Commenting on the EU's aims for the revised General Safety Regulation for vehicles, due to come into force as of 2022 and including Intelligent Speed Assistance, RAC road safety spokesperson Pete Williams said:
“Improving road safety is vital as too many lives are lost or ruined every year as a result of accidents on our roads.
“As we progress on the journey to self-driving cars it is important to take advantage of all the associated technological developments to take safety to the next level, particularly as road casualty statistics appear to have stopped falling in recent years.
“Limiting speed may initially sound somewhat Big Brother-like, but as it stands the intention is for the technology to be overridable in certain situations – for example by pressing hard on the accelerator to complete an over-taking manoeuvre.
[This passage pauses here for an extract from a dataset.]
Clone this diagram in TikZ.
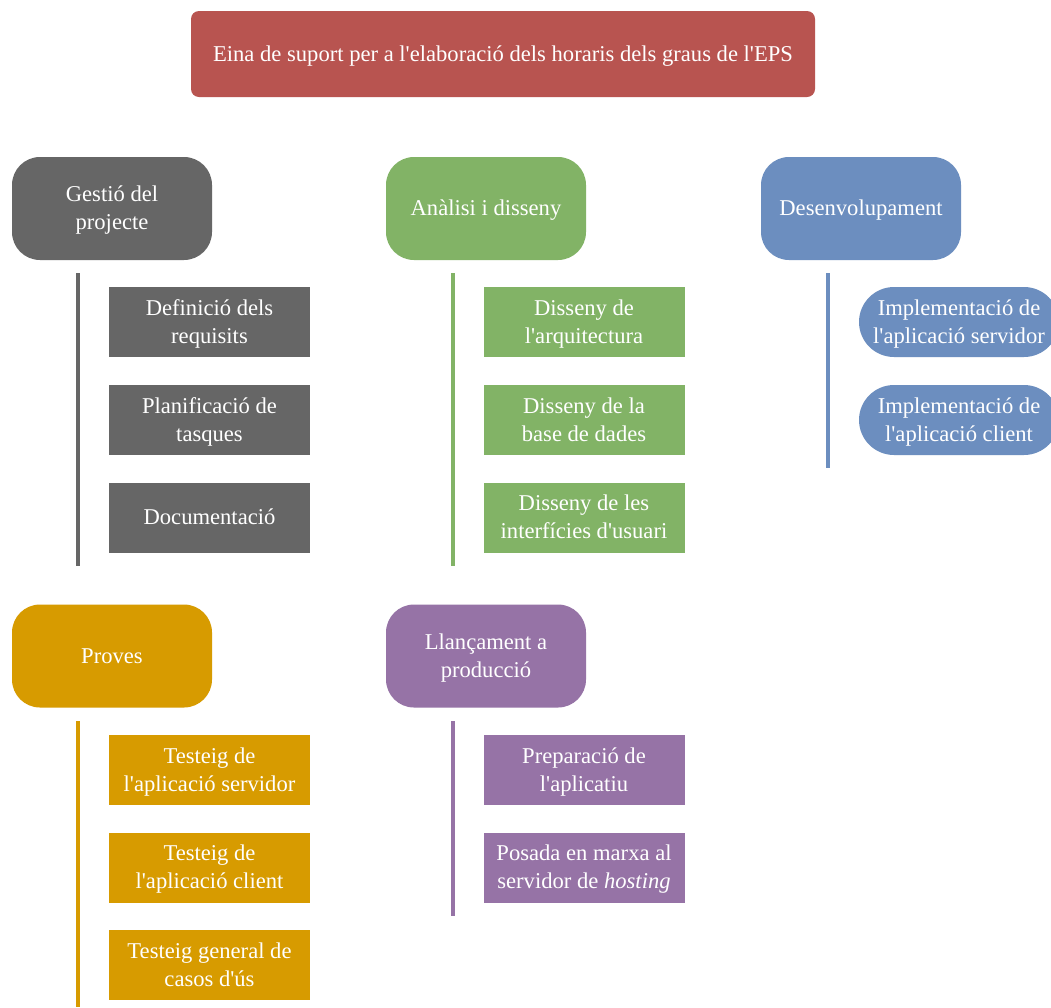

In addition, vehicles will not brake automatically when going from a faster to a slower speed limit, meaning it will still be down to the driver to brake appropriately.
“But as the limiters can be overridden it naturally begs the question whether some drivers will do this regularly to bypass the system, potentially undermining some of the system’s benefits.
“But just because a vehicle’s speed is limited doesn’t mean that drivers can accelerate as fast as they like up to the limit they are in. We should always drive at the right speed for the conditions, whether that’s due to traffic, bad weather or other hazards.
“While there is much talk in these proposals about speed limiters, the greatest benefit may well be in technology that can prevent distractions and improve drivers' concentration as this could massively improve road safety.”